European Energy Crisis To Hinder The Growth Of Worldwide Chemical Market

European Energy Crisis To Hinder The Growth Of Worldwide Chemical Market

Europe is witnessing one of history’s worst energy crises in the face of the Russia-Ukraine cross-border dispute.  With Russia’s decision to cut down its gas supplies, the entire region is facing an energy downfall.

Most of the energy-intensive sectors have slowed down their production rates, which in turn is impeding overall economic growth.

It is worth noting that, various European nations are credited for the production and manufacturing of a high volume of chemical products. In fact, Europe accounts for the production of more than 20% of ammonia as compared to other regions of the world.

But, the energy crisis has slashed the production capacity of several chemical manufacturing units. Apart from ammonia, the region is also known for producing other energy-intensive chemicals such as melamine, caprolactam, and methanol, among others.

Soaring electricity costs take a toll on the economy

The ongoing energy crisis in the region is powered by the aftereffects of the COVID-19 pandemic along with Russia’s decision to shut its Nord Stream 1 gas pipeline.
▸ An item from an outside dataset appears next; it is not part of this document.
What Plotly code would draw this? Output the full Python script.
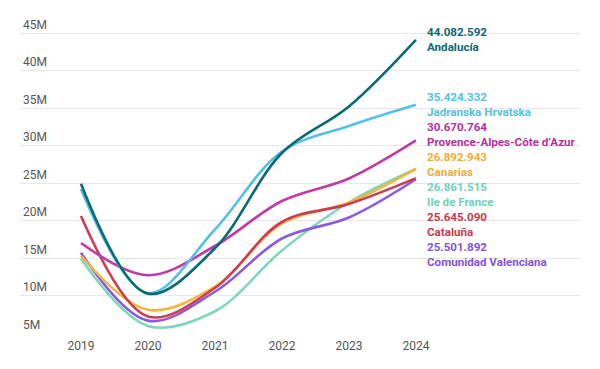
import plotly.graph_objects as go

years = [2019, 2020, 2021, 2022, 2023, 2024]

andalucia = [24_900_000, 10_250_000, 16_300_000, 29_000_000, 35_200_000, 44_082_592]
jadranska = [24_200_000, 10_300_000, 18_800_000, 29_200_000, 32_600_000, 35_424_332]
provence = [17_000_000, 12_700_000, 16_600_000, 22_600_000, 25_600_000, 30_670_764]
canarias = [15_300_000, 8_100_000, 11_200_000, 19_600_000, 22_400_000, 26_892_943]
ile_de_france = [14_900_000, 5_950_000, 7_900_000, 16_000_000, 22_400_000, 26_861_515]
cataluna = [20_600_000, 7_200_000, 11_000_000, 19_800_000, 22_200_000, 25_645_090]
valenciana = [15_700_000, 6_650_000, 10_500_000, 17_600_000, 20_400_000, 25_501_892]

series_names = ["Andalucía", "Jadranska Hrvatska", "Provence-Alpes-Côte d’Azur",
                "Canarias", "Ile de France", "Cataluña", "Comunidad Valenciana"]
series_values = [andalucia, jadranska, provence, canarias, ile_de_france, cataluna, valenciana]
colors = ["#0b6a72", "#55bfe4", "#c13aa6", "#f5b43a", "#7dd6bf", "#cd3d52", "#8b5ade"]
label_colors = ["#0b6a72", "#55bfe4", "#b8309e", "#f0ad33", "#72d0b8", "#c83a4e", "#8452da"]

ytick_vals = [5e6, 10e6, 15e6, 20e6, 25e6, 30e6, 35e6, 40e6, 45e6]
ytick_text = ["5M", "10M", "15M", "20M", "25M", "30M", "35M", "40M", "45M"]

# label vertical centres (paper coords) for the right-hand labels
label_pos = [0.9059, 0.7052, 0.6127, 0.5201, 0.4275, 0.3349, 0.2423]

fig = go.Figure()
draw_order = [4, 6, 3, 5, 2, 1, 0]
for i in draw_order:
    fig.add_trace(go.Scatter(
        x=years, y=series_values[i], mode="lines", name=series_names[i],
        line=dict(color=colors[i], width=2.6, shape="spline", smoothing=1.0),
        hoverinfo="skip", showlegend=False))

for i, name in enumerate(series_names):
    v = f"{series_values[i][-1]:,}".replace(",", ".")
    fig.add_annotation(
        x=years[-1], xref="x", y=label_pos[i], yref="paper",
        xanchor="left", yanchor="middle", xshift=9, align="left",
        text=f"<b>{v}</b><br><b>{name}</b>", showarrow=False,
        font=dict(family="Roboto", size=11.6, color=label_colors[i]))

fig.update_layout(
    width=592, height=361,
    margin=dict(l=12, r=20, t=1, b=36),
    plot_bgcolor="white", paper_bgcolor="white",
    font=dict(family="Roboto", size=12, color="#555555"),
    xaxis=dict(range=[2018.09, 2026.45], tickvals=years, ticktext=[str(y) for y in years],
               showgrid=False, zeroline=False, showline=False, ticks="",
               ticklabelstandoff=4,
               tickfont=dict(size=12, color="#555555")),
    yaxis=dict(range=[5e6, 48.2e6], tickvals=ytick_vals, ticktext=ytick_text,
               ticklabelposition="inside top", showgrid=True, gridcolor="#e8e8e8",
               gridwidth=1, zeroline=False, showline=False, ticks="",
               tickfont=dict(size=12, color="#555555")),
)

fig.write_html("out.html")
Sources claim that as a result of this crisis, the electricity bill for residential and commercial complexes across Europe will witness a robust surge.

In fact, it is anticipated that a European family would receive energy bills of up to EUD 500 per month from early next year.

The skyrocketing energy bills will push chemical producers and manufacturers to reduce their production capacities.  Moreover, some of the business owners might also decide to back out from their energy-intensive businesses to escape excessive commercial energy bills.

Expert analysis claim that the situation would be worse during winter months owing to the seasonality of natural gas usage. It is evident that Europe consumes higher energy across residential and commercial complexes due to the weather extremities.

Although various governments are undertaking pivotal decisions to deal with the economic crisis, the implementation of these interventions is expected to take months if not years.

Some governments have suggested the related authorities buy natural gas from industrial users and store it for future use.

But as per experts, this might solve the affordability issue but smarter measures are needed to deal with the quantity issue.